Over the last few years, crowdfunding has emerged as a way to generate the money needed to turn ideas into reality. Now, though, the cryptocurrency world has generated another form of fundraising: the crowdsale.
Unlike traditional crowdfunding, a crowdsale doesn’t pre-sell a widget or promise to put your name in the credits of a movie. Instead, it sells you a token.
A token is an intrinsic component in a next-generation cryptocurrency 2.0 application. Like Bitcoin, it isn’t something that you can physically hold. Instead, it is an electronic record – a kind of digital poker chip – stored on your computer, or mobile device.
Tokens are designed to let you participate in the project that will eventually be launched as a result of the crowdsale. Depending on what service the project offers, the token will serve as a kind of access ticket to that service.
If the project is a software application that lets you find ridesharing partners without the use of a central website, for example, then you might use tokens to pay for your rides. Conversely, if you are the owner of the vehicle and up giving someone a ride, you may be paid tokens by the network. So the tokens are a kind of currency for use within a specific online service.
The crowdsale generally happens before a project has officially launched its service. It is designed to generate funds for the development of the project, helping to pay for software developers, marketing budgets, and all the other things that a cryptocurrency startup needs.
It can also be used to measure interest in a particular project. If no one buys the tokens, then the company developing the project might want to reconsider its options.
The really interesting part of a crowdsale is what happens to the tokens later on. In many cases, they will be bought and sold on the open market, gaining their own market value independently of the application that they are used for.

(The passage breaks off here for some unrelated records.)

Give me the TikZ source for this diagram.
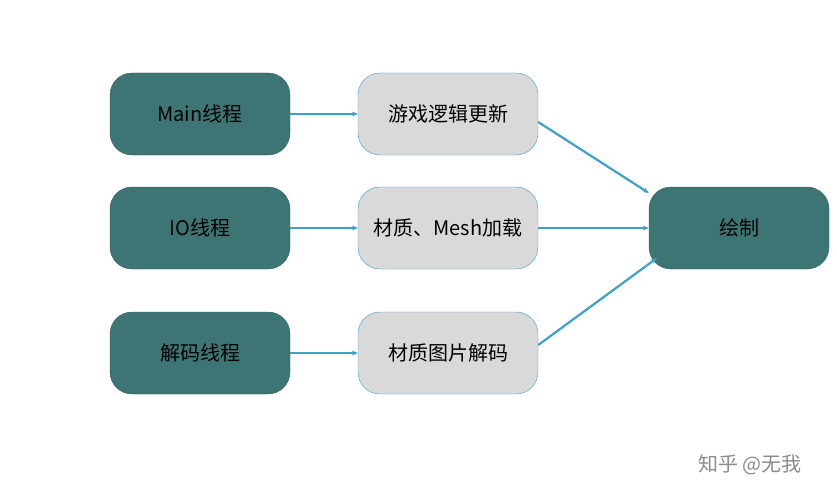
\documentclass[tikz,border=0pt]{standalone}
\usepackage{fontspec}
\setmainfont{Liberation Sans}
\newfontfamily\cjk{Noto Sans CJK SC}
\usetikzlibrary{arrows.meta}
\definecolor{teal1}{HTML}{3D7574}
\definecolor{gray1}{HTML}{D9D9D9}
\definecolor{blue1}{HTML}{3FA0C8}
\begin{document}
\begin{tikzpicture}[x=1pt,y=-1pt,
  darkbox/.style={fill=teal1,draw=teal1!80!black,rounded corners=22pt,minimum width=180pt,minimum height=82pt,font=\cjk\fontsize{20}{24}\selectfont,text=black},
  lightbox/.style={fill=gray1,draw=blue1,rounded corners=22pt,minimum width=180pt,minimum height=82pt,font=\cjk\fontsize{20}{24}\selectfont,text=black},
  arr/.style={draw=blue1,line width=2.2pt,-{Stealth[length=6pt,width=5pt]}}]
\useasboundingbox (0,0) rectangle (837,500);
\node[darkbox] (main) at (200,114) {Main线程};
\node[darkbox] (io) at (200,228) {IO线程};
\node[darkbox] (dec) at (200,353) {解码线程};
\node[lightbox] (m1) at (448,114) {游戏逻辑更新};
\node[lightbox] (m2) at (448,228) {材质、Mesh加载};
\node[lightbox] (m3) at (448,353) {材质图片解码};
\node[darkbox] (draw) at (739,228) {绘制};
\draw[arr] (main) -- (m1);
\draw[arr] (io) -- (m2);
\draw[arr] (dec) -- (m3);
\draw[arr] (m1.east) ++(0,8) coordinate (a1) -- (draw.north west |- 0,193) coordinate (b1);
\draw[arr] (m2) -- (draw);
\draw[arr] (m3.east) ++(0,-8) coordinate (a3) -- (657,258) coordinate (b3);
\node[font=\cjk\fontsize{20}{24}\selectfont,text=black!45] (wm) at (750,465) {知乎 @无我};
\end{tikzpicture}
\end{document}
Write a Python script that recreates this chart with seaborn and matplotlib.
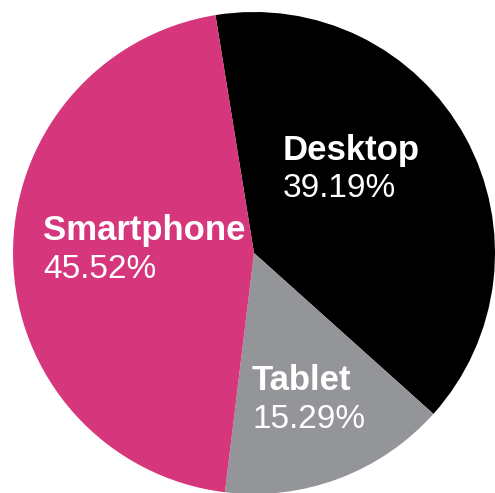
import matplotlib
matplotlib.use("Agg")
import matplotlib.pyplot as plt
import seaborn as sns

categories = ["Desktop", "Tablet", "Smartphone"]
shares = [39.19, 15.29, 45.52]
colors = ["#000000", "#939598", "#d6367c"]

sns.set_theme(style="white")
plt.rcParams["font.family"] = ["Liberation Sans", "DejaVu Sans"]

fig = plt.figure(figsize=(4.95, 4.93), dpi=100)
ax = fig.add_axes([13/495, -1/493, 482/495, 482/493])
ax.pie(shares, colors=colors, startangle=99.2, counterclock=False,
       radius=1.0, wedgeprops=dict(linewidth=0))
ax.set_xlim(-1, 1)
ax.set_ylim(-1, 1)
ax.set_aspect("equal")
ax.axis("off")

label_pos = {"Desktop": (0.120, 0.386, 0.232),
             "Smartphone": (-0.876, 0.054, -0.104),
             "Tablet": (-0.008, -0.568, -0.726)}
for cat, val in zip(categories, shares):
    x, y1, y2 = label_pos[cat]
    ax.text(x, y1, cat, color="white", fontsize=25, fontweight="bold",
            ha="left", va="baseline")
    ax.text(x, y2, f"{val:.2f}%", color="white", fontsize=24,
            ha="left", va="baseline")

fig.savefig("out.png", dpi=100)
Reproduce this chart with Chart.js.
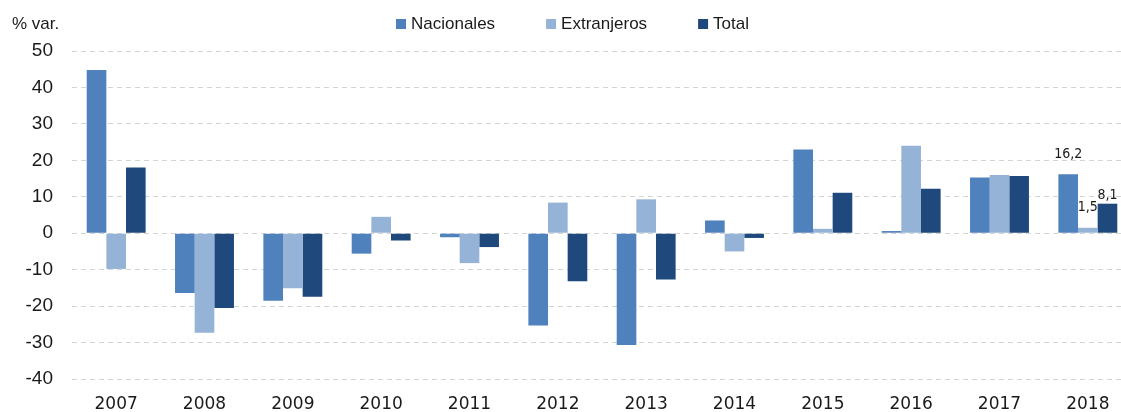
<!DOCTYPE html>
<html>
<head>
<meta charset="utf-8">
<script src="https://cdn.jsdelivr.net/npm/chart.js@4/dist/chart.umd.min.js"></script>
<style>
  html, body { margin: 0; padding: 0; background: #fff; overflow: hidden; }
  #wrap { width: 1121px; height: 412px; overflow: hidden; }
</style>
</head>
<body>
<div id="wrap"><canvas id="chart" width="1132" height="412"></canvas></div>
<script>
// Data
const years = ['2007', '2008', '2009', '2010', '2011', '2012', '2013', '2014', '2015', '2016', '2017', '2018'];
const nacionales = [44.8, -16.4, -18.5, -5.6, -1.1, -25.3, -30.7, 3.5, 23.0, 0.6, 15.3, 16.2];
const extranjeros = [-9.8, -27.3, -15.1, 4.5, -8.2, 8.4, 9.3, -5.0, 1.2, 24.0, 16.0, 1.5];
const total = [18.0, -20.5, -17.4, -2.0, -3.8, -13.2, -12.7, -1.3, 11.1, 12.2, 15.7, 8.1];
const yTicks = [50, 40, 30, 20, 10, 0, -10, -20, -30, -40];

// Labels shown only on the last year
const labelIndex = 11;
const labelOffsets = [20, 20, 8];

const colors = ['#4F81BD', '#95B3D7', '#1F497D'];

// Draws the "% var." caption, the legend and the 2018 value labels
const extrasPlugin = {
    id: 'extras',
    afterDraw(chart) {
        const ctx = chart.ctx;
        ctx.save();
        ctx.fillStyle = '#1a1a1a';
        ctx.font = '17px "Liberation Sans", Arial, sans-serif';
        ctx.textBaseline = 'middle';
        ctx.textAlign = 'left';
        ctx.fillText('% var.', 12, 24);

        // legend
        let x = 396;
        chart.data.datasets.forEach((ds) => {
            ctx.fillStyle = ds.backgroundColor;
            ctx.fillRect(x, 19, 10, 10);
            ctx.fillStyle = '#1a1a1a';
            ctx.fillText(ds.label, x + 15, 24);
            x += 15 + ctx.measureText(ds.label).width + 51;
        });

        // value labels
        ctx.font = '14px "DejaVu Sans Condensed", "DejaVu Sans", sans-serif';
        ctx.textAlign = 'center';
        chart.data.datasets.forEach((ds, i) => {
            const bar = chart.getDatasetMeta(i).data[labelIndex];
            const v = ds.data[labelIndex];
            ctx.fillText(v.toFixed(1).replace('.', ','), bar.x, bar.y - labelOffsets[i]);
        });
        ctx.restore();
    }
};

const chart = new Chart(document.getElementById('chart').getContext('2d'), {
    type: 'bar',
    data: {
        labels: years,
        datasets: [
            { label: 'Nacionales', data: nacionales, backgroundColor: colors[0] },
            { label: 'Extranjeros', data: extranjeros, backgroundColor: colors[1] },
            { label: 'Total', data: total, backgroundColor: colors[2] }
        ]
    },
    options: {
        responsive: false,
        animation: false,
        layout: { padding: { top: 51, right: 0, bottom: 0, left: 0 } },
        datasets: {
            bar: { categoryPercentage: 0.667, barPercentage: 1.0 }
        },
        plugins: {
            legend: { display: false },
            tooltip: { enabled: false }
        },
        scales: {
            x: {
                grid: { display: false, drawTicks: false },
                border: { display: false },
                ticks: {
                    color: '#1a1a1a',
                    padding: 15,
                    font: { family: '"DejaVu Sans", sans-serif', size: 17 }
                },
                afterFit(scale) { scale.height = 33; }
            },
            y: {
                min: -40,
                max: 50,
                afterBuildTicks(scale) { scale.ticks = yTicks.map(v => ({ value: v })); },
                grid: { color: '#D4D4D4', lineWidth: 1, drawTicks: false },
                border: { display: false, dash: [5, 4] },
                ticks: {
                    color: '#1a1a1a',
                    padding: 19,
                    font: { family: '"Liberation Sans", Arial, sans-serif', size: 19 }
                },
                afterFit(scale) { scale.width = 72; }
            }
        }
    },
    plugins: [extrasPlugin]
});
</script>
</body>
</html>
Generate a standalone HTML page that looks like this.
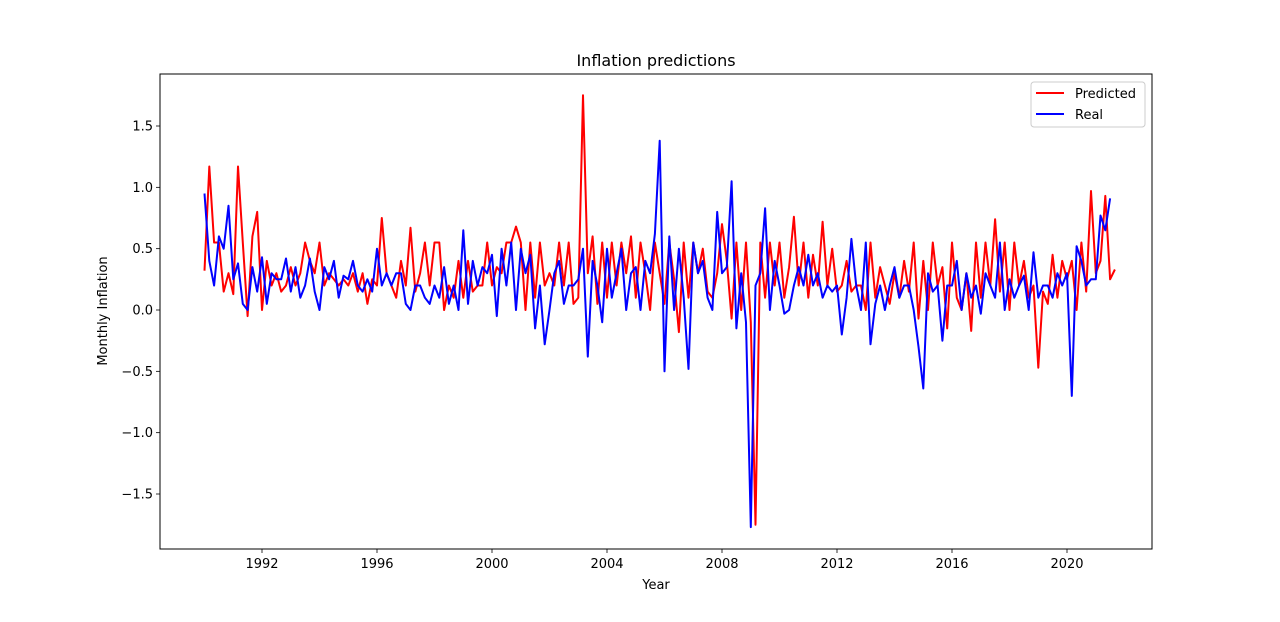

This is another way to encourage early adopters. They may buy tokens because they believe in the potential of a particular online service. If the project becomes as successful as they think, then the tokens might increase in value, turning them a pretty profit later on.
But the rules around crowdsales aren’t yet clear. Regulators have strict rules about issuing financial securities such as shares in a company, for example. Should tokens be classified as securities, and therefore regulated? The position on this isn’t yet clear, and each case will probably be judged on its own merits.
Are you buying tokens speculatively? Or are you purchasing tokens simply because you really want to use the application? Are you prepared to accept the loss if the service never launches? Never invest anything that you are not prepared to lose.